The general consensus appears to be that Christmas came late (one large retailer reportedly used the phrase “the last two days saved us”), but at least it did come, and post- Christmas trading has also reportedly been relatively healthy. Hence there appears to be little evidence of heavy stocks being held by retailers, which usually augurs well for early year business. We’re just about to enter the Chinese Year of the Snake, which I’m told is regarded as a year of prosperity and peace – let’s hope that does indeed prove to be the case.

I still love Hong Kong, for all its many foibles.
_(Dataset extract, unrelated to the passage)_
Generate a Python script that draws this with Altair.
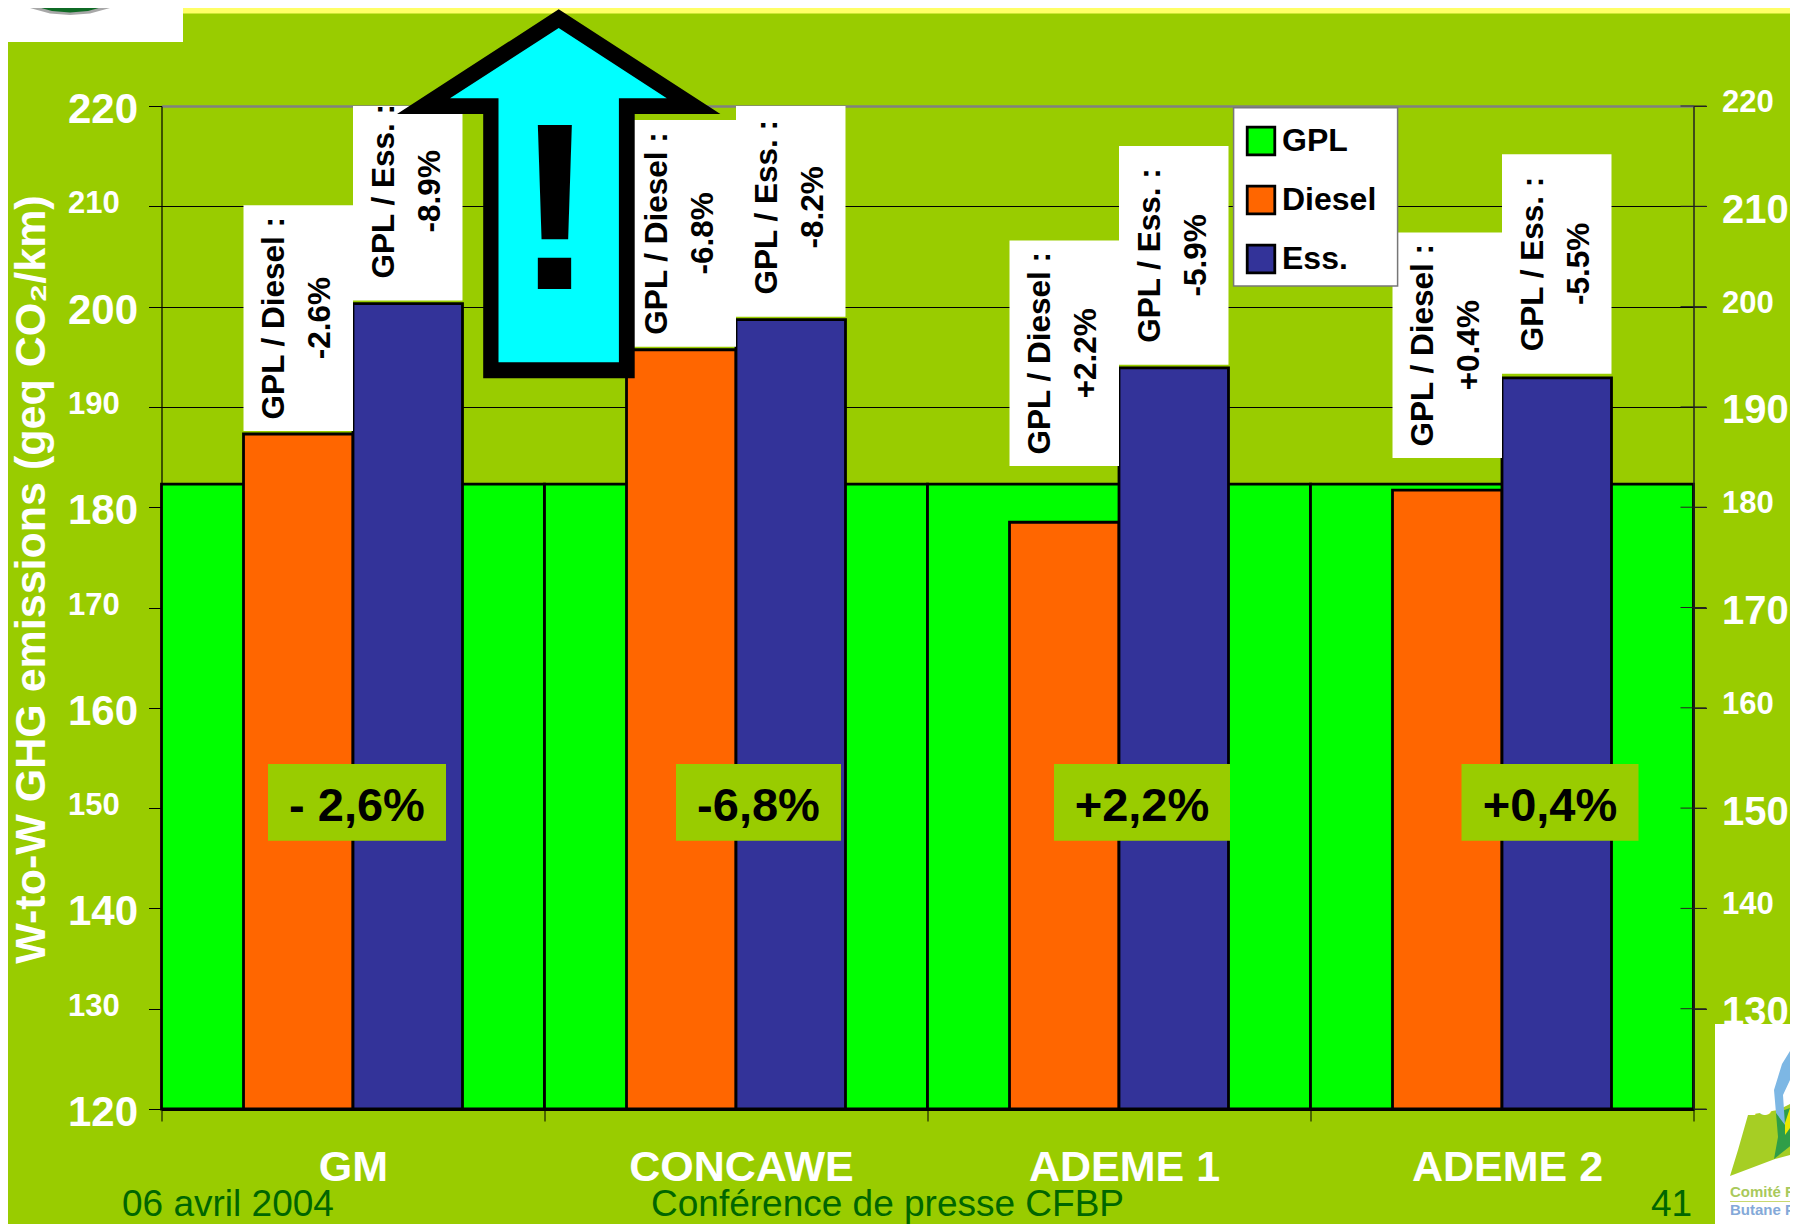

People continue to walk straight at you in the street, a trait made even worse by the fact that half of them are now staring down at their phones as they go. I saw a sign in a doorway today that read “please do not urinate everywhere”. The fact that the sign was written in English rather than Cantonese suggests that it’s not just the local vagrants they’re worried about.

I hope you’ve enjoyed the blogs this week; they’re fun to write, and the feedback I receive suggests they manage to strike a chord with a few of you, both out here and at home. But now it’s time to sign off for this year and head out for my last night in Hong Kong for this trip.

I’m looking forward to getting home, although my wife Anita has just sent me a link to a news story headed ”the beast from the east set to return”. I thought this was a bit harsh until I realised it wasn’t referring to me, but the bout of sleet and snow which has been predicted to hit the UK this Sunday – just as I land back in the UK. Oh joy. The whole of the UK is apparently at risk of heavy snowfall, so wherever you’re heading over the next few days, safe travels one and all and see you at Toy Fair.